The law that provides for the appointment of such special prosecutors expires next week. Mr. Clinton said yesterday that he will would support its early re-enactment, making it a virtual certainty.

Asked at a news conference in Little Rock, Ark., about the Bush administration's decision not to seek an independent prosecutor in the case, Mr. Clinton replied, "I certainly think we need to know more about it than we now know. What I intend to do is to appoint an attorney general and get a recommendation on it."

Of the special prosecutor law, he said, "I think it should be re-enacted, and I will support that."

Mr.
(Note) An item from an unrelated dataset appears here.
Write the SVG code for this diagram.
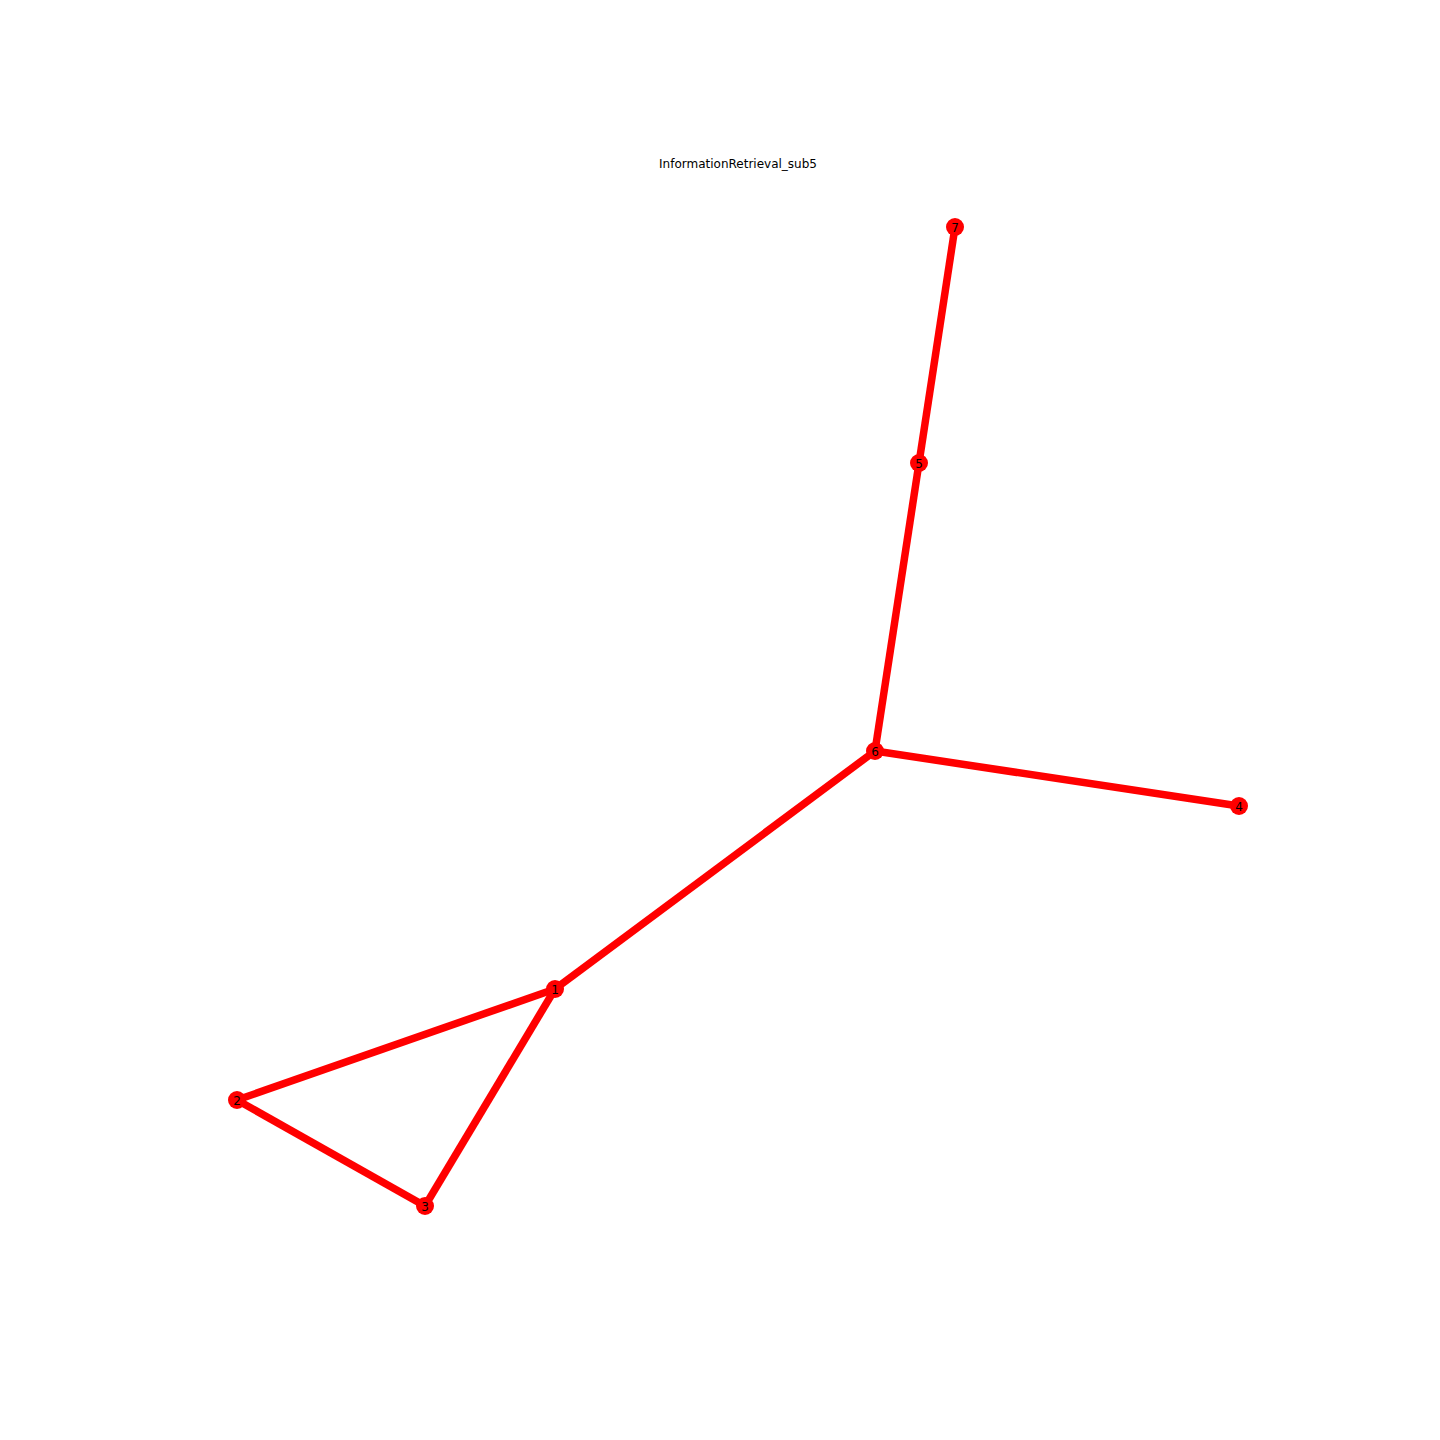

Clinton's comments came the day after a special counsel appointed by the Justice Department concluded there was no criminal wrongdoing. The special counsel, Frederick B. Lacey, a retired federal judge, scornfully dismissed accusations by critics Congress and elsewhere that officials might have stifled criminal investigations of loans made to Iraq by the Atlanta branch of an Italian bank, Banca Nazionale del Lavoro.

But rather than lay to rest the issue of whether Bush administration officials engaged in wrongdoing in the case, Mr. Lacey's report appears only to have spurred fresh suspicions.

Mr. Lacey, by both his conclusions and the brusque air of certitude with which he delivered them, sought to put an end to congressional demands for a judicially appointed independent prosecutor to investigate the government's behavior.

But yesterday, a variety of people, including Marvin H. Shoob, the federal judge who began hearing a criminal case involving the bank, and several members of Congress sharply criticized the Lacey report, which was used by Attorney General William P. Barr as the basis for rejecting an independent prosecutor in the case.

Mr. Barr, who is opposed to the independent counsel system, demonstrated consistency on the issue yesterday, rejecting another call for an outside inquiry, this one sought by Republicans on the Senate Judiciary Committee who wanted a court-appointed prosecutor to investigate Lawrence E. Walsh, the Iran-contra independent counsel.

One of the issues in the case involves the prosecution by the U.S. attorney in Atlanta of Christopher Drogoul, the manager of the local branch of the Italian bank. Mr. Drogoul was charged with fraud for making sizable unsecured loans to Iraq without the knowledge of his superiors in Rome.

But at a tumultuous court hearing before Judge Shoob in September, it was disclosed that the CIA withheld information that the Italian managers were aware of the loans and thus could not have been defrauded.